Quanto ao 4, foi respondido acima a partir da citação direta de Tomas que argumenta que a lei divina ordena a ação humana. Portanto, a lei divina não pertence somente a Deus.
    Quanto ao 3, ao desenvolver a lei eterna, Aquinas parece se apoiar muito em Santo Agostinho e no texto bíblico. A necessidade da lei divina, segundo ele, ocorre em função de quatro motivos. Ela ocorre1) para que o homem atinja a visão beatifica ao se dirigir para Deus, pois o mundo é governado por uma providência divina como ficou dito no primeiro artigo sobre a Lei Eterna; 2) para que o homem não tenha juízos contingentes e contraditórios; a lei divina estabelece um único modo reto de orientar a vida humana; 3) para que o homem possa ordenar os atos interiores, pois a lei divina é a que pode transcender o exterior e 4) para eliminar todo o mau, pois a lei humana não é párea para isso. Portanto, o que se poderia concluir é que a lei eterna é algo que Aquinas acrescenta e isso faz com que, nesse ponto, haja uma divergência em relação a Aristóteles. A lei eterna é o que parece ser o diferencial de Aquinas quando comparado a Aristóteles, pois ela transcende a legislação de um legislador, ela está em um grau que diverge, pois é uma relação entre os homens, mas de acordo com Deus e não com um legislador humano.
    Acontece é que mesmo que a lei eterna esteja na essência humana, é necessário o princípio racional na condição humana para que haja uma deliberação para buscar o fim divino (visão beatifica). Caso contrário, Aquinas teria feito um método semelhante ao de Descartes, que consiste em duvidar do mundo sensível para realizar uma meditação interior e, a partir disso, ao ter a confirmação da existÊncia de Deus, voltar-se para o mundo de acordo com as certezas da lei sobre o mundo sensível.

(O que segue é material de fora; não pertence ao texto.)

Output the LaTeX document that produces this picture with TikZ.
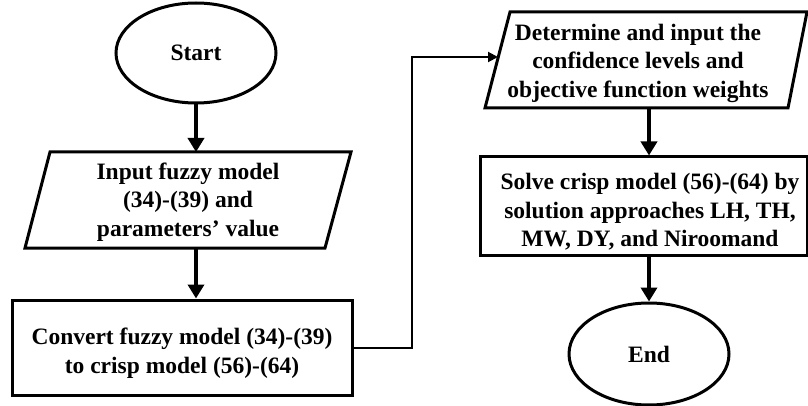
\documentclass[tikz,border=0pt]{standalone}
\usepackage{fontspec}
\setmainfont{Liberation Serif}
\usetikzlibrary{arrows.meta,shapes.geometric}
\begin{document}
\begin{tikzpicture}[x=1pt,y=-1pt,
  txt/.style={font=\fontsize{23.5}{28.5}\selectfont\bfseries, align=center, inner sep=0pt},
  shapeline/.style={line width=3pt, line join=miter},
  term/.style={draw, ellipse, shapeline, minimum width=160pt, minimum height=100pt, inner sep=0pt, txt},
  procbox/.style={draw, rectangle, shapeline, inner sep=0pt},
  flow/.style={line width=3.8pt, -{Triangle[width=16pt,length=14pt]}},
  thinflow/.style={line width=2pt, -{Triangle[width=10pt,length=10pt]}}]
\useasboundingbox (0,0) rectangle (808,406);

% Start
\node[term] (start) at (196,53) {Start};

% Input parallelogram
\draw[shapeline] (50,152) -- (351,152) -- (325,248) -- (25,248) -- cycle;
\node[txt] (input) at (188,202) {Input fuzzy model\\(34)-(39) and\\parameters' value};
\coordinate (p1top) at (196,152);
\coordinate (p1bot) at (196,248);

% Convert box
\node[procbox, minimum width=340pt, minimum height=95pt] (conv) at (182,347.5) {};
\node[txt] (convtxt) at (182,353) {Convert fuzzy model (34)-(39)\\to crisp model (56)-(64)};

% Determine parallelogram
\draw[shapeline] (510,12) -- (807,12) -- (788,108) -- (485,108) -- cycle;
\node[txt] (det) at (638,63) {Determine and input the\\confidence levels and\\objective function weights};
\coordinate (p2left) at (498,57);
\coordinate (p2bot) at (649,108);
\coordinate (fbbot) at (412,347.5);
\coordinate (fbtop) at (412,57);

% Solve box
\node[procbox, minimum width=327pt, minimum height=98pt] (solve) at (643.5,206) {};
\node[txt] (solvetxt) at (650,212) {Solve crisp model (56)-(64) by\\solution approaches LH, TH,\\MW, DY, and Niroomand};

% End
\node[term, minimum height=102pt] (end) at (649,354) {End};

% connectors
\draw[flow] (start.south) -- (p1top);
\draw[flow] (p1bot) -- (p1bot |- conv.north);
\draw[thinflow] (conv.east) -- (fbbot) -- (fbtop) -- (p2left);
\draw[flow] (p2bot) -- (p2bot |- solve.north);
\draw[flow] (solve.south -| end.north) -- (end.north);
\end{tikzpicture}
\end{document}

Em Aquinas, ocorre um processo contrário, é no mundo sensível que, a partir das abstrações, é possível, então, conceber a causa divina e agir de acordo com uma razão que participa da providência divina. Não cheguei a me aprofundar o tópico a seguir, apenas levanto uma hipótese “às cegas”, mas algo que analisaria é se a proposta de Anscombe não estaria mais relacionada com o modelo cartesiano do que tomista, pois, em caso positivo, seria na filosofia moderna, com o racionalismo, que a noção de dever e moral seria descartada, e não com a escolástica.
    O que pretendo concluir é que há, em Aquinas, duas legislações: a humana e a divina. A humana é semelhante a proposta por Aristóteles; enquanto a divina não. Entretanto, o modo do homem agir conforme a razão frente a essas duas legislações (uma que possui a lei humana e outra que possui a lei divina) é semelhante. A proposta de Aquinas parece indicar que o homem tem a potência para agir de acordo com as predições da lei eterna e, feito isso, desenvolver uma lei de acordo com a lei divina. Uma vez que isso for possível, irá repercutir na noção de justiça, uma vez que a justiça divina é perfeita, pois está de acordo com a lei eterna. O que parece haver um Aquinas, que difere de Aristóteles, é que a justiça humana pode sofrer mudanças até se elevar conforma a justiça divina para que o homem possa atingir a visão beatifica.

REFERÊNCIAS BIBLIOGRÁFICAS
ANSCOMBE, G. E. M. Modern Moral Philosophy. Philosophy, vol. 33, n. 124, 1958.
ARISTÓTELES. Ética a Nicômaco. Coleção Os Pensadores.
AQUINO, Tomás de. Suma Teológica. Loyola: São Paulo, 2012.
CRASNIEVICZ, Jaecir. A Noção de Justiça em Tomás de Aquino: uma leitura da suma teológica. Tese de Doutorado. Pontifícia Universidade Católica do Rio Grande do Sul. 1998.
HARDIE, W. F. R. Sobre a Ética Nicomaqueia de Aristóteles. In: ZINGANO, Marco, Sobre a Ética Nicomaqueia de Aristóteles: Textos Selecionados. Odysseus: São Paulo, 2010. p. 42-64.
IRWIN, T. H. Tomas de Aquino, lei natural e eudaimonismo aristotélico. In: KRAUT, Richard, Aristóteles: a Ética a Nicômaco. ARTMED: Porto Alegre, 2009. p. 297-313.
PIGDEN, Charles. Anscombe on ‘Ought’. Philosophical Quarterly, vol. 38, n. 50, pp. 20-41, 1988.